Paired flops where you hit two pair

You’re in late position, holding something like KTo. Not a lot of action, you decide to open and raise it up to 4BB, and get 2 calls.

The flop comes up with a low pair and a King, something like 7K7.

Everyone checks to you, and you’re last to act.

How do you play?

This is a dangerous hand. You might have top two pair, but you could also be facing trip 7s. And it’s super typical that trips will check in early position.
It’s almost mandatory.

How can you smoke out the 7s without putting up a lot of chips that you’ll have to dump? Flopped trips LOVE to slow play on this site.

Sometimes you can check all the way to the river and see if you have the best hand. If you’re lucky another King may even hit the board, giving you the nuts.

But if you’re able to successfully check all the way to the river, no one’s betting, and no one had it. You were ahead the whole time, and not betting could have let them into the hand. Say they had 89, and the Turn brings a T, now they’re OESD for the river, and could take the hand from you. Or say there’s two of the same suit, and it matches their suited hand, now they could hit a flush. You don’t just have to worry about the player holding trips here.

So maybe checking all the way down is too passive.

You can also try to take the hand with a feeler bet. If there are more than two other players in the hand, you may want to just check, but if you only have 1-2 players to beat, you can often get both to fold by min betting. Min betting here works because it looks like you’re trying to build a pot while concealing a strong hand as much as you can without building the pot.

If you do get a call, be careful, but if the flop missed your opponents, they’ll usually fold to even a light bet with a flop like this, unless they’re on a draw.

Is betting bigger here wise? Probably not, if someone is slow playing trips, they’re going to call, or more likely they’ll raise you big, so you can’t maybe catch up and take them, and then you’ll have to give it up. And if you do call, you don’t have great odds to come out ahead of the trips – you only have two outs in your the deck. And that’s assuming you’re only up against trips and not a K7 full house or KK full house.

Can such hands be played profitably, or is it best to just assume anyone who bets has a better hand than your Top Two Pair, and anyone who doesn’t bet is sleeping trips, and fold to any pressure?

On dry, paired boards (particularly with no flush draws - assume the king’s suit doesn’t match one of the sevens?), I like to c-bet about 20% pot heads up, or 25-30% multi-way, with my entire range after I’d opened and gotten called preflop. In this case, with a pot around 12-13BB and two callers, I’d be putting in a bet around 3BB, proceeding cautiously against a check-raise - likely calling, depending on the size.
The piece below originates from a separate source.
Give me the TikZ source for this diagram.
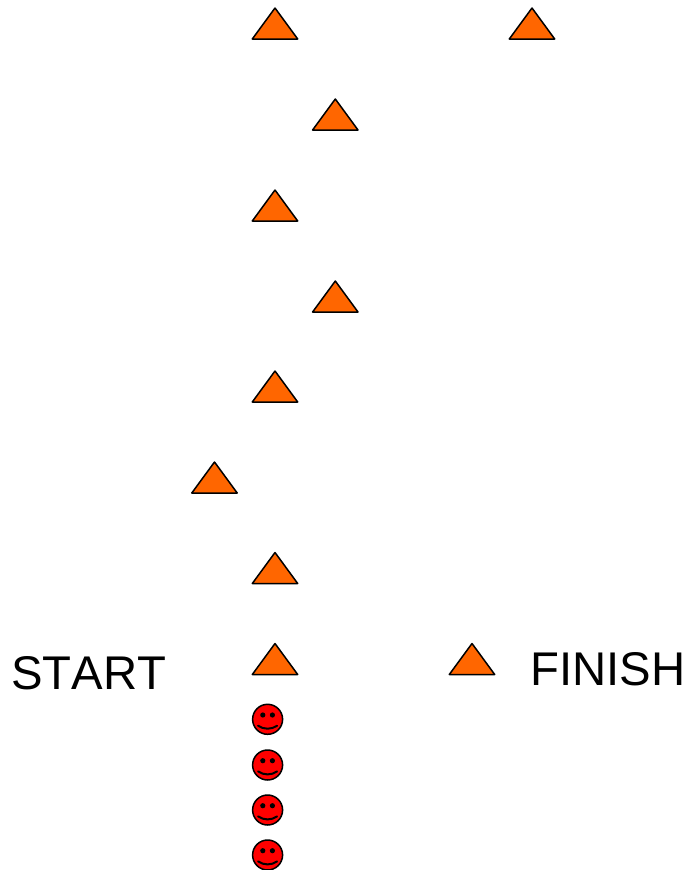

My open range has far more kings and pocket pairs than my opponents’ call ranges. Yes, they could have lucked into hitting trips with a random seven. However, because two of them are on the board, that makes it far less likely that they’re holding one of the remaining two.

What they could have - which is far more dangerous if I choose not to act on this street - is either an unpaired ace, or suited/connected cards that could catch some equity on a turn. Let’s say your opponent had 68s, with a backdoor straight flush draw. If they see a turn, any 4, 5, 9, T, or card of the same suit, they could opt to start building a pot with the intent to turn any missed draw into a bluff on the river. Since every card in the deck except the lone offsuit deuce, one of the two remaining sevens, and one of the two remaining kings will allow for gutshot and/or flush draws, you want to deny those hands’ equity on the flop, instead of waiting another street.

You don’t have the nuts here. Quad kings would be the nuts, which you thankfully block. However, your opponent could have quad 7’s, the second nuts, which has you drawing very thin.

So freezing out draws is more important than playing right into unlikely trips. Makes sense.

This is another example of why your open sizing is so important. If you min raise preflop, you might give hands like 7x the right price to call. Any time you make it profitable for your opponents to continue, you make it less profitable for yourself. When you make it unprofitable for them, you make it more profitable for you.